Hours after Union Minister of State for Finance Pankaj Chaudhary said SEBI and Directorate of Revenue Intelligence (DRI) were probing some Adani Group companies over alleged non-compliance with rules, the group issued a media statement saying it has received no 'recent' communication from the market regulator on the same.
With regard to DRI probe, Adani Group said the authority had issued a show cause notice to Adani Power, a group company, five years back and subsequently passed an order in favour of Adani Power.
"The department has approached The Tribunal and the matter stands sub judice now," the group posted on its official Twitter handle Monday.
Chaudhary, in a written reply to a question in Lok Sabha, said accounts of three of the six Mauritius-based funds that have invested most of their money in Adani Group firms were frozen in 2016 over the issuance of Global Depository Receipt (GDR) by certain listed firms. No freeze was ordered for their holding in other firms. The three funds owned about USD 6 billion of shares across the conglomerate.

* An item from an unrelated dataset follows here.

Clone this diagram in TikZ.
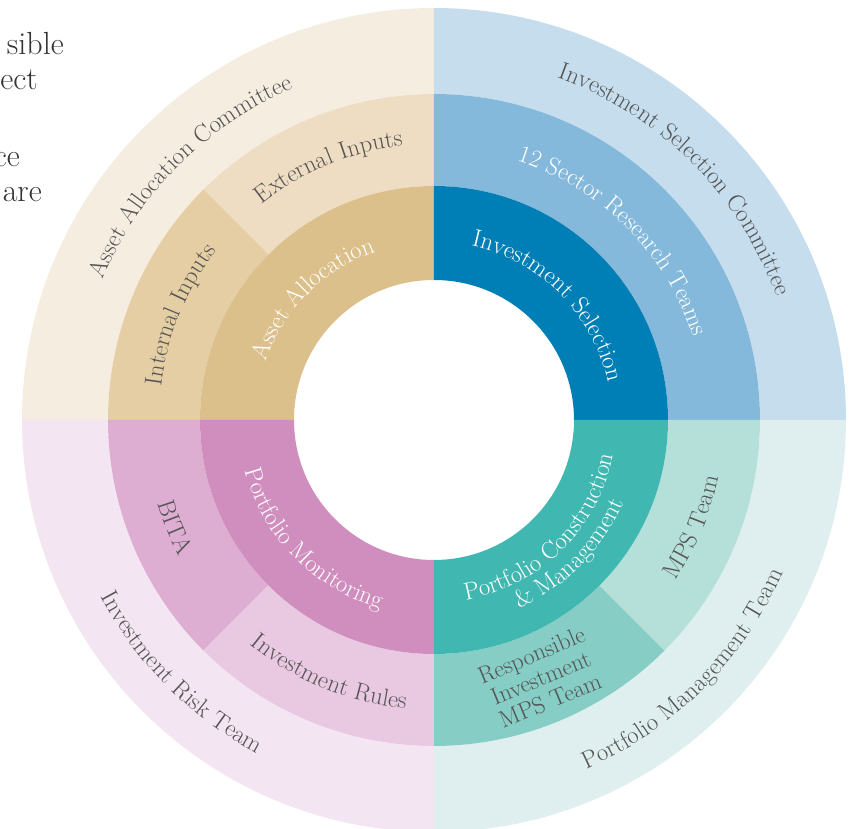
\documentclass[tikz,border=0pt]{standalone}
\usetikzlibrary{decorations.text}
\definecolor{aaOut}{HTML}{F5EDE0}
\definecolor{aaExt}{HTML}{EEDDC2}
\definecolor{aaInt}{HTML}{E5CEA3}
\definecolor{aaIn}{HTML}{DCC08B}
\definecolor{isOut}{HTML}{C6DDED}
\definecolor{isMid}{HTML}{84B9DC}
\definecolor{isIn}{HTML}{007FB6}
\definecolor{pcOut}{HTML}{DFEFEF}
\definecolor{pcMps}{HTML}{B5DFD9}
\definecolor{pcRes}{HTML}{86CDC5}
\definecolor{pcIn}{HTML}{40B7B1}
\definecolor{pmOut}{HTML}{F3E5F1}
\definecolor{pmBita}{HTML}{DDADD2}
\definecolor{pmRules}{HTML}{E9C8E1}
\definecolor{pmIn}{HTML}{D08EBE}
\definecolor{lblgray}{HTML}{555555}
\definecolor{bodygray}{HTML}{333333}
\newcommand\lblfont{\fontsize{24.5}{25}\selectfont}
% annular sector: colour, start angle, end angle, inner radius, outer radius
\newcommand\ringsector[5]{%
  \fill[#1] (#2:#4) arc[start angle=#2, end angle=#3, radius=#4]
    -- (#3:#5) arc[start angle=#3, end angle=#2, radius=#5] -- cycle;}
% text along a clockwise arc (tops outward): centre angle, baseline radius, colour, text
\newcommand\cwlabel[4]{%
  \path[decorate, decoration={text along path, text align=center, text color=#3,
      text={|\lblfont|#4}}]
    ({#1+60}:#2) arc[start angle={#1+60}, end angle={#1-60}, radius=#2];}
% text along a counter-clockwise arc (tops inward)
\newcommand\ccwlabel[4]{%
  \path[decorate, decoration={text along path, text align=center, text color=#3,
      text={|\lblfont|#4}}]
    ({#1-60}:#2) arc[start angle={#1-60}, end angle={#1+60}, radius=#2];}
\begin{document}
\begin{tikzpicture}[x=1pt,y=1pt,
  bodytext/.style={font=\fontsize{32}{35}\selectfont, text=bodygray, inner sep=0pt, anchor=base east},
  ringtext/.style={font=\fontsize{24}{24.5}\selectfont, text=lblgray, align=center, inner sep=0pt}]
\useasboundingbox (-434,-409) rectangle (418,420);
% rings
\def\rA{140}\def\rB{234}\def\rC{326}\def\rD{412}
% top-left: asset allocation
\ringsector{aaOut}{90}{180}{\rC}{\rD}
\ringsector{aaExt}{90}{135}{\rB}{\rC}
\ringsector{aaInt}{135}{180}{\rB}{\rC}
\ringsector{aaIn}{90}{180}{\rA}{\rB}
% top-right: investment selection
\ringsector{isOut}{0}{90}{\rC}{\rD}
\ringsector{isMid}{0}{90}{\rB}{\rC}
\ringsector{isIn}{0}{90}{\rA}{\rB}
% bottom-right: portfolio construction
\ringsector{pcOut}{270}{360}{\rC}{\rD}
\ringsector{pcRes}{270}{315}{\rB}{\rC}
\ringsector{pcMps}{315}{360}{\rB}{\rC}
\ringsector{pcIn}{270}{360}{\rA}{\rB}
% bottom-left: portfolio monitoring
\ringsector{pmOut}{180}{270}{\rC}{\rD}
\ringsector{pmBita}{180}{225}{\rB}{\rC}
\ringsector{pmRules}{225}{270}{\rB}{\rC}
\ringsector{pmIn}{180}{270}{\rA}{\rB}
% outer ring labels
\cwlabel{135}{360}{lblgray}{Asset Allocation Committee}
\cwlabel{45}{364}{lblgray}{Investment Selection Committee}
\ccwlabel{225}{377}{lblgray}{Investment Risk Team}
\ccwlabel{315}{381}{lblgray}{Portfolio Management Team}
% middle ring labels
\cwlabel{112.5}{276}{lblgray}{External Inputs}
\cwlabel{157.5}{275}{lblgray}{Internal Inputs}
\cwlabel{45}{272}{white}{12 Sector Research Teams}
\ccwlabel{337.5}{290}{lblgray}{MPS Team}
\ccwlabel{202.5}{289}{lblgray}{BITA}
\ccwlabel{247.5}{290}{lblgray}{Investment Rules}
\node[ringtext, rotate=22.5] (respinv) at (292.5:279) {Responsible\\Investment\\MPS Team};
% inner ring labels
\cwlabel{135}{178}{white}{Asset Allocation}
\cwlabel{45}{178}{white}{Investment Selection}
\ccwlabel{314.5}{183}{white}{Portfolio Construction}
\ccwlabel{315.5}{207}{white}{{\&} Management}
\ccwlabel{224.5}{196}{white}{Portfolio Monitoring}
% cut-off body text at the left edge
\node[bodytext] (t1) at (-370,365) {sible};
\node[bodytext] (t2) at (-396,330) {ect};
\node[bodytext] (t3) at (-414,253) {ce};
\node[bodytext] (t4) at (-392,218) {are};
\end{tikzpicture}
\end{document}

The Adani Group on June 14 denied the report of the freeze, calling it "blatantly erroneous". A day later it clarified that three demat accounts of Cresta Fund Ltd, Albula Investment Fund Ltd and APMS Investment Fund were "suspended for debit", adding to the confusion over the status of the offshore funds.
Shares of Adani Total Gas Ltd, Adani Power Ltd, Adani Transmission, Adani Ports & Special Economic Zone , Adani Green Energy and flagship Adani Enterprises were impacted by the reports. Prior to the episode, some of Adani Group's listed stocks had soared more than six folds in value since the start of 2020.
Group's billionaire founder-chairman Gautam Adani had earlier this month blamed "reckless and irresponsible" reporting for the fall.